Ralph Paton Taylor was born in Arbroath in 1896, son of Mr (later Councillor) and Mrs David Paton Taylor. Educated at Mill Hill School, Ralph applied to join the army in 1914, but was turned down. He reapplied in 1915, and was gazetted as a 2nd Lieutenant in the 3rd battalion of the Northamptonshire Regiment. On arrival in France in 1916, he was transferred to the 10th Battalion the South Wales Borderers. He was killed at Mametz Wood in the Battle of the Somme, 10 July 1916.

Alexander Ellis Anderson (1866-1935) was born in Dundee and had a practice in Northampton from the 1890s onwards.
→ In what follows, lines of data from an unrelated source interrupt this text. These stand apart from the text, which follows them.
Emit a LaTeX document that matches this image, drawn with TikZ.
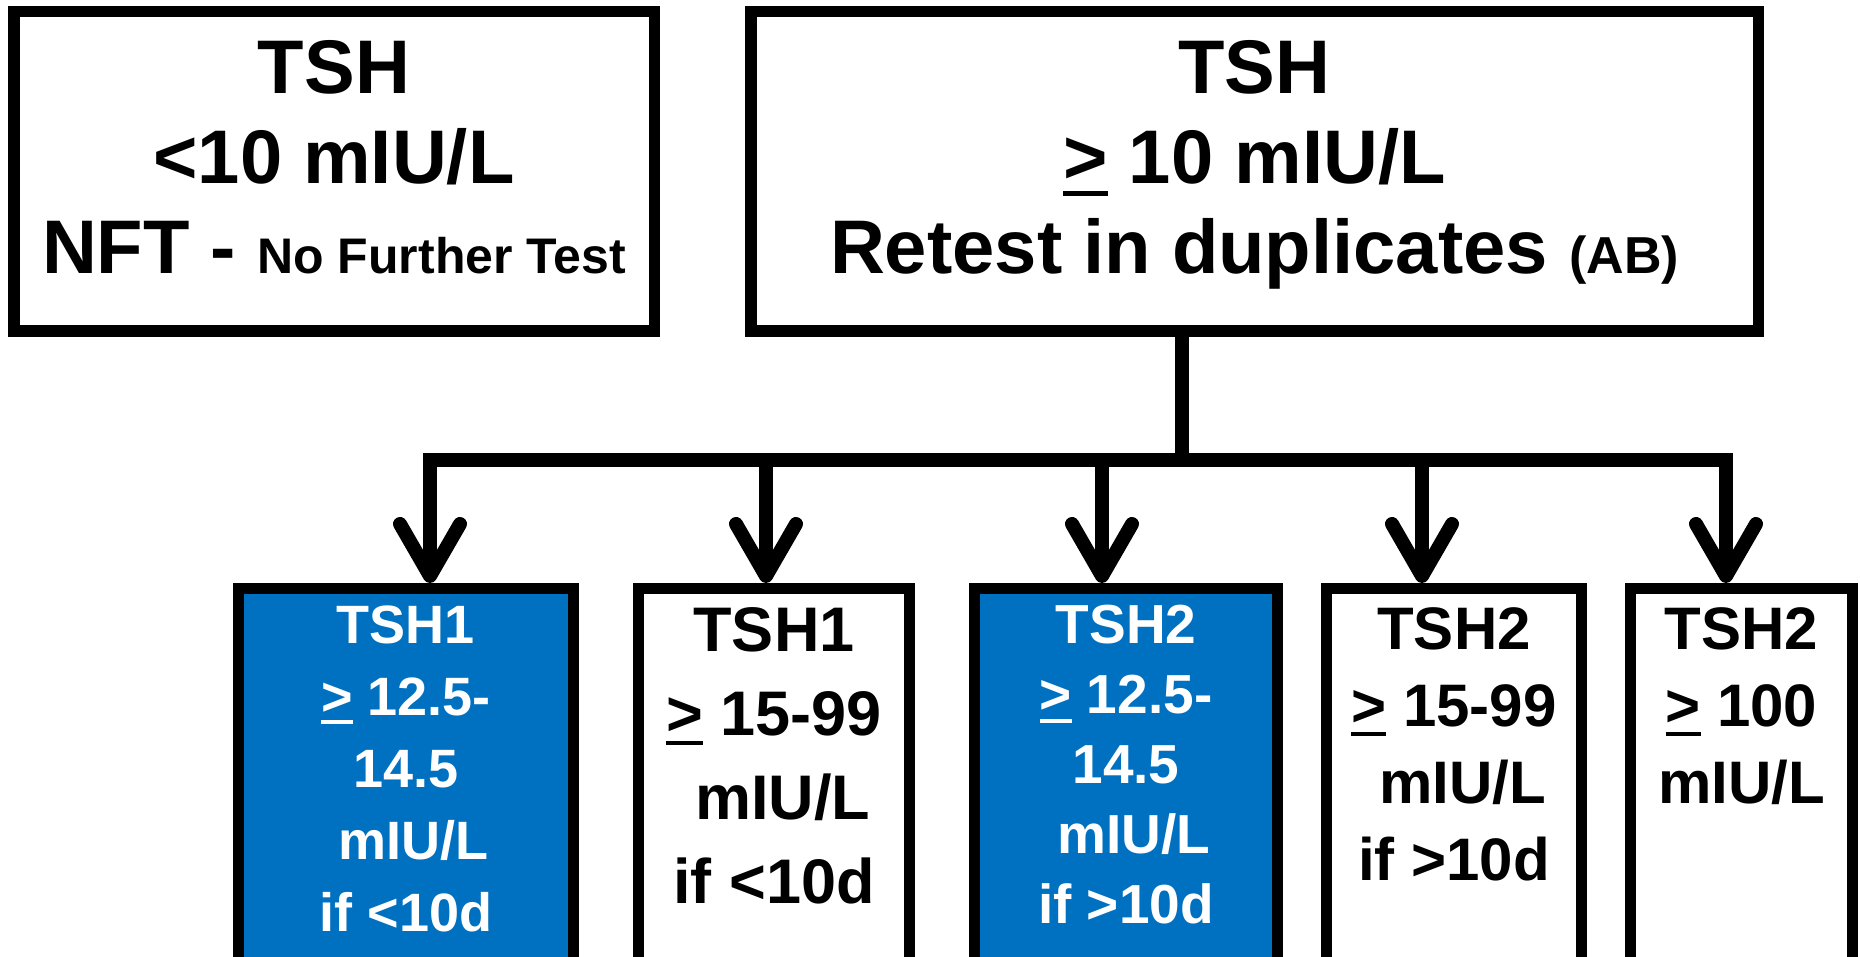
\documentclass[tikz,border=0pt]{standalone}
\usepackage{fontspec}
\setmainfont{Liberation Sans}
\usetikzlibrary{arrows.meta, positioning}
\definecolor{testblue}{HTML}{0070C0}
% underlined ">" as printed in the chart
\newcommand{\ugt}{\setbox0\hbox{>}\rlap{\rule[-0.16em]{\wd0}{0.065em}}\box0}
\tikzset{
  topbox/.style={rectangle, draw=black, line width=5.75pt, fill=white,
                 minimum height=159.75pt, minimum width=#1},
  lowbox/.style={rectangle, draw=black, line width=5.5pt, fill=white,
                 minimum height=200.75pt, minimum width=#1},
  bluebox/.style={lowbox=#1, fill=testblue},
  txt/.style 2 args={inner sep=0pt, align=center,
                     font=\bfseries\fontsize{#1}{#2}\selectfont},
  conn/.style={line width=7pt},
  arr/.style={conn, -{Straight Barb[length=26pt, width=30pt, round]}},
}

\begin{document}
\begin{tikzpicture}[x=0.5pt, y=-0.5pt]
  \clip (0,0) rectangle (1860,957);

  % first screen result
  \node[topbox=320.25pt] (low) at (334,171.5) {};
  \node[topbox=503.75pt] (high) at (1254.5,171.5) {};
  \node[txt={38}{45}, below=17pt of low.north] (lowtxt)
    {TSH\\<10 mIU/L\\NFT - {\fontsize{25}{30}\selectfont No Further Test}};
  \node[txt={38}{45}, below=17pt of high.north] (hightxt)
    {TSH\\\ugt{} 10 mIU/L\\Retest in duplicates {\fontsize{26}{30}\selectfont (AB)}};

  % retest outcomes
  \node[bluebox=167.5pt] (r1) at (406,789.25) {};
  \node[lowbox=135.5pt] (r2) at (774,789.25) {};
  \node[bluebox=151.5pt] (r3) at (1126,789.25) {};
  \node[lowbox=127.5pt] (r4) at (1454,789.25) {};
  \node[lowbox=111pt] (r5) at (1741.5,789.25) {};

  \node[txt={27}{36}, white, below=11pt of r1.north] (r1txt)
    {TSH1\\\ugt{} 12.5-\\14.5\\\ mIU/L\\if <10d};
  \node[txt={31.5}{42}, below=12pt of r2.north] (r2txt)
    {TSH1\\\ugt{} 15-99\\\ mIU/L\\if <10d};
  \node[txt={27.5}{35}, white, below=11pt of r3.north] (r3txt)
    {TSH2\\\ugt{} 12.5-\\14.5\\\ mIU/L\\if >10d};
  \node[txt={30}{38.5}, below=12pt of r4.north] (r4txt)
    {TSH2\\\ugt{} 15-99\\\ mIU/L\\if >10d};
  \node[txt={30}{38.5}, below=12pt of r5.north] (r5txt)
    {TSH2\\\ugt{} 100\\mIU/L};

  % branching connector
  \coordinate (split) at (1182,460);
  \coordinate (j1) at (430,460);
  \coordinate (j2) at (766,460);
  \coordinate (j3) at (1102,460);
  \coordinate (j4) at (1422,460);
  \coordinate (j5) at (1726,460);
  \draw[conn] (split |- high.south) -- (split);
  \draw[conn, line cap=rect] (j1) -- (j5);
  \foreach \i in {1,...,5}
    \draw[arr] (j\i) -- (j\i |- r\i.north);
\end{tikzpicture}
\end{document}
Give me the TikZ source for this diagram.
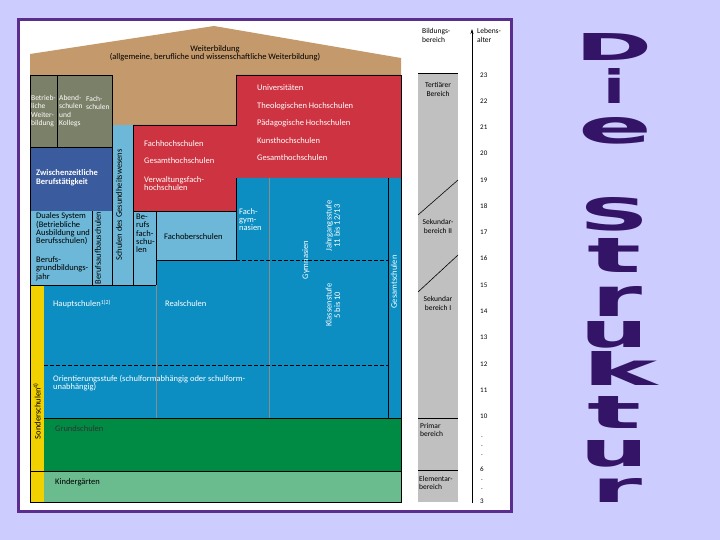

He is credited with the following listed buildings in Northampton: Extension to Crockett & Jones factory, Perry Street (1896), City Buildings, Fish Street (1900) & Miller Last Works, Arthur Street (1903), all listed grade II. The City Buildings on Fish Street were the headquarters of Malcolm Inglis and Company (leather and hide importers), of whom David Taylor was a director. The joint Scots heritage of both Taylor and Anderson is visible in the inscription on the City Buildings and the architectural style of the Memorial Hall.

The hall forms part of a wider complex of buildings, incorporating No 17 Castilian Street and a dining hall to the rear. No 17 Castilian Street (variously referred to as Castile House and Castilian House) dates to 1882. In 1917, the owners offered it for use as a Voluntary Aid Detachment (VAD) auxiliary hospital. It was bought by the Young Women’s Christian Association (YWCA) on 29 November 1918 for use as a hostel and club rooms using funds raised by Councillor Taylor, and the Hall built alongside in 1919. A dining room range (now converted to flats) was added to the rear in 1934. The YWCA vacated the building in 2006, and it was sold. Proposed plans for residential conversion submitted in 2008 show access to the second floor of the hall through No 17 and these flats were subsequently constructed. The hall was converted to a wine bar in 2011. In addition to the creation of the two flats, recent works include the blocking of ground level access to No 17, the insertion of a staircase and balcony, and the insertion of additional lavatories.

The building was locally listed in 2006.

Reasons for Listing

The Former Memorial Hall, Castilian Street, erected in 1921 to the design of Alexander Anderson, is listed at Grade II for the following principal reasons:

Architectural interest:

* as an unusual and well executed example of a Scots Baronial institutional hall, emphasising the connections of client, architect and Scotland;

* the Hall was designed by a local architect responsible for a number of listed buildings in Northampton;

* for its medieval styled interior with internal balconies, ornate door surround and grand hall;

* despite some modern interventions, the bulk of the public spaces remain substantially intact, including the façade, interior doors and surrounds and stained glass.

Historic interest:

* the hall commemorates the death of Lt Ralph Paton Taylor at the Battle of the Somme.